The Burk Mansion south of Main Campus once housed the Center for Social Policy and Community Development and Temple’s daycare, but now sits vacant with no plans in sight to utilize the building in the future.
Temple still pays for landscaping fees and has fixed a leaking roof, but Director of Maintenance and Engineering Mike Gentile said major renovations to the building would prove too costly for Temple to go forward with.
“On the whole, we don’t like vacant properties,” Gentile said. “We would love somebody to go in there and make something of it.”
It’s unclear how much money a total renovation of the property would cost or whether Temple is actively trying to sell the building. Gentile said that landscaping costs on the building vary year to year, but he was unable to give the actual cost of current maintenance on the three-story, 27-room building.
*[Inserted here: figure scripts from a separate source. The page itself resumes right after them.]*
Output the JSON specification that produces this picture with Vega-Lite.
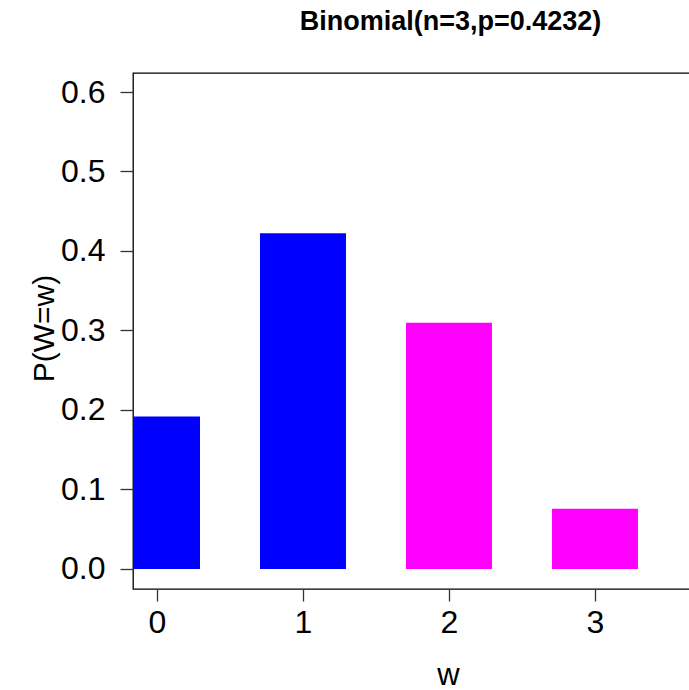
{
  "$schema": "https://vega.github.io/schema/vega-lite/v6.json",
  "autosize": {"type": "none"},
  "padding": {"left": 133, "top": 73, "right": 0, "bottom": 101},
  "width": 557,
  "height": 516,
  "background": "white",
  "title": {
    "text": "Binomial(n=3,p=0.4232)",
    "font": "Liberation Sans",
    "fontSize": 27,
    "fontWeight": "bold",
    "color": "#000000",
    "anchor": "middle",
    "baseline": "alphabetic",
    "offset": 16,
    "dx": 39
  },
  "config": {
    "view": {"stroke": "#000000", "strokeWidth": 1.3},
    "font": "Liberation Sans"
  },
  "data": {
    "values": [
      {"w": 0, "p": 0.1919, "group": "lower"},
      {"w": 1, "p": 0.4224, "group": "lower"},
      {"w": 2, "p": 0.3099, "group": "upper"},
      {"w": 3, "p": 0.0758, "group": "upper"}
    ]
  },
  "transform": [
    {"calculate": "datum.w - 0.2945", "as": "w0"},
    {"calculate": "datum.w + 0.2945", "as": "w1"}
  ],
  "mark": {"type": "rect", "clip": true},
  "encoding": {
    "x": {
      "field": "w0",
      "type": "quantitative",
      "scale": {"domain": [-0.1644, 3.651], "nice": false, "zero": false},
      "axis": {
        "title": "w",
        "values": [0, 1, 2, 3],
        "format": "d",
        "grid": false,
        "domain": false,
        "tickSize": 12,
        "tickColor": "#333333",
        "tickWidth": 1.3,
        "labelFont": "Liberation Sans",
        "labelFontSize": 32,
        "labelColor": "#000000",
        "labelPadding": 6,
        "labelFlush": false,
        "labelOverlap": false,
        "titleFont": "Liberation Sans",
        "titleFontSize": 31,
        "titleFontWeight": "normal",
        "titleColor": "#000000",
        "titleBaseline": "alphabetic",
        "titleX": 315,
        "titleY": 95,
        "titleAnchor": "middle",
        "titleAlign": "center"
      }
    },
    "x2": {"field": "w1"},
    "y": {
      "field": "p",
      "type": "quantitative",
      "scale": {"domain": [-0.02516, 0.6239], "nice": false, "zero": false},
      "axis": {
        "title": "P(W=w)",
        "values": [0, 0.1, 0.2, 0.3, 0.4, 0.5, 0.6],
        "format": ".1f",
        "grid": false,
        "domain": false,
        "tickSize": 13,
        "tickColor": "#333333",
        "tickWidth": 1.3,
        "labelFont": "Liberation Sans",
        "labelFontSize": 32,
        "labelColor": "#000000",
        "labelPadding": 15,
        "labelFlush": false,
        "labelOverlap": false,
        "titleFont": "Liberation Sans",
        "titleFontSize": 30,
        "titleFontWeight": "normal",
        "titleColor": "#000000",
        "titleAngle": -90,
        "titleBaseline": "alphabetic",
        "titleAlign": "center",
        "titleX": -80,
        "titleY": 255
      }
    },
    "y2": {"datum": 0},
    "color": {
      "field": "group",
      "type": "nominal",
      "scale": {"domain": ["lower", "upper"], "range": ["#0000FF", "#FF00FF"]},
      "legend": null
    }
  }
}
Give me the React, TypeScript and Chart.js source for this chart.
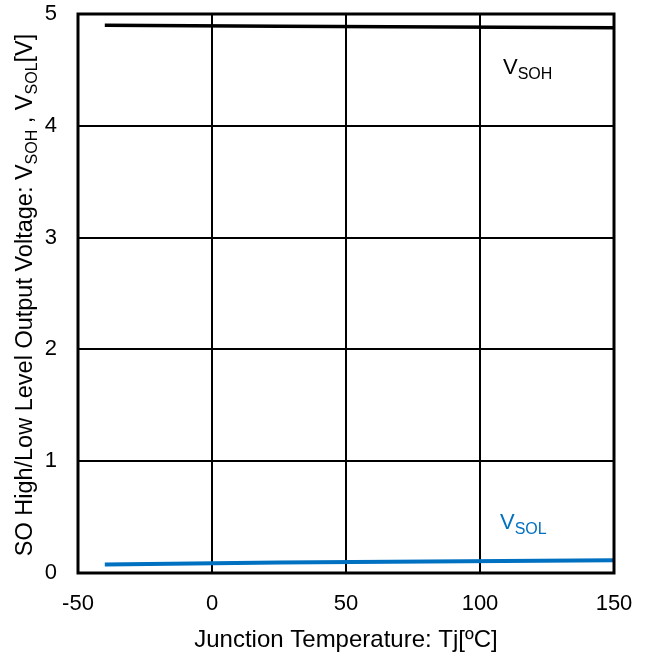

The mansion was built in 1909 for leather manufacturer Alfred E. Burk, and was acquired by Temple in 1971. A July 1993 fire caused by an air conditioner malfunction in the building produced smoke damage to one part of the mansion and injured four maintenance workers. The fire damage and a decrease in state appropriations caused the closing of the building in 1995. At the time, the building cost $300,000 per year to maintain.
While the building is in major need of repair and renovation, officials from the Preservation Alliance for Greater Philadelphia said that Temple has been in contact with the group to discuss plans for the building.
“After the Preservation Alliance featured the building on our Endangered Properties List in December of 2010, officials from Temple University contacted us to discuss their long-term plans for the site,” said Ben Leech, director of advocacy for the Preservation Alliance.
Those plans include the renovation of the mansion itself, along with demolition of the rear outbuildings and adjacent property. But Leech said these plans were dependent on the university’s acquisition of the adjacent properties, which has proven difficult.
Additionally, due to the mansion’s historical significance, any final plans must be approved by the Philadelphia Historical Commission.
John Gallery, executive director of the Preservation Alliance, told The Temple News last year that if the university isn’t going to use the building, it should sell the mansion to a buyer who will.
“If Temple really doesn’t have a way to [rehabilitate the building], then sell it and give someone else a chance to do something with it,” Gallery said at the time.
The only major project that has been proposed for the property was a $44 million construction project that would have made the property the new home of the “Honors College.” The plan, still listed on the facilities management website, calls for a complete renovation of the mansion and demolition of the adjoining addition and adjacent building.
The website states that it would have numerous uses including offices, an art gallery and a scholar library. Officials said in September 2011 that the plans were halted by a souring economy and that it would have had to encompass the mansion’s neighboring properties.
Director of the honors program Ruth Ost said she’s glad the mansion is still standing, but would have liked to use the available space in the building.
The honors program is housed in Tuttleman Learning Center.
While Ost said the mansion has potential to be utilized, she thinks it would cost a large amount of money to renovate.
“What it will be used for one day, I don’t know,” Ost added. “The mansion has spectacular promise, but I’m guessing it would cost a small fortune to make it habitable.”